Bringing Goodwood SpeedWeek presented by Mastercard to a gloriously competitive close was the RAC TT Celebration. The hour-long, two-driver event which celebrates closed-cockpit GT cars that would have raced at RAC TT events in 1963 and ’64 is always a Goodwood favourite. With the light fading on this mid-October Sunday evening, the race action was more dramatic than ever.

The new addition of a two-minute driver change-over period this year created plenty of new problems and timings for the teams and world-class driver pairings to concentrate on. A number of the beautiful machines on display would be under investigation for their pit routines, and following a long first stint behind a safety car, the race really came alive during the second stint as darkness loomed.

Last year’s winner and Sunday’s pole sitter André Lotterer was a man on a mission, blasting through the field in the 1963 Lister-Jaguar coupe after a troubled first stint to chase down the lead.
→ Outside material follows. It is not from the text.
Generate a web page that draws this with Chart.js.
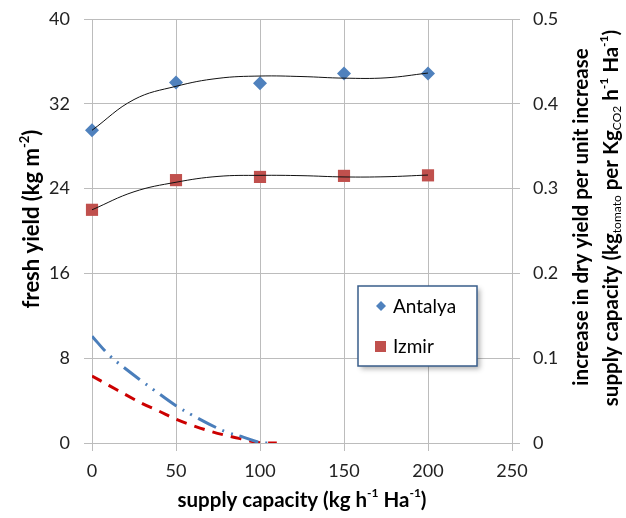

The TVR  of Mike Jordan was battling AC Cobras all evening in his attempt to will the diminutive Griffith 400 back towards the front and Lotterer, who was slowly pulling away with nine minutes to go.

With brakes fading towards the end and fatigue setting in, the running order of the busy race started to settle, drivers perhaps concentrating on self-preservation rather than glory. With headlights glaring, the chequered flag was waved for Lotterer in first position in the 1963 Lister-Jaguar coupe, Jordan in second driving the 1965 TVR with Oliver Bryant in third in a 1964 AC Cobra, with a possible penalty looming over their heads.

Congratulations must go to the entire field, for providing over an hour of joyful GT racing to round off a very fine weekend in West Sussex.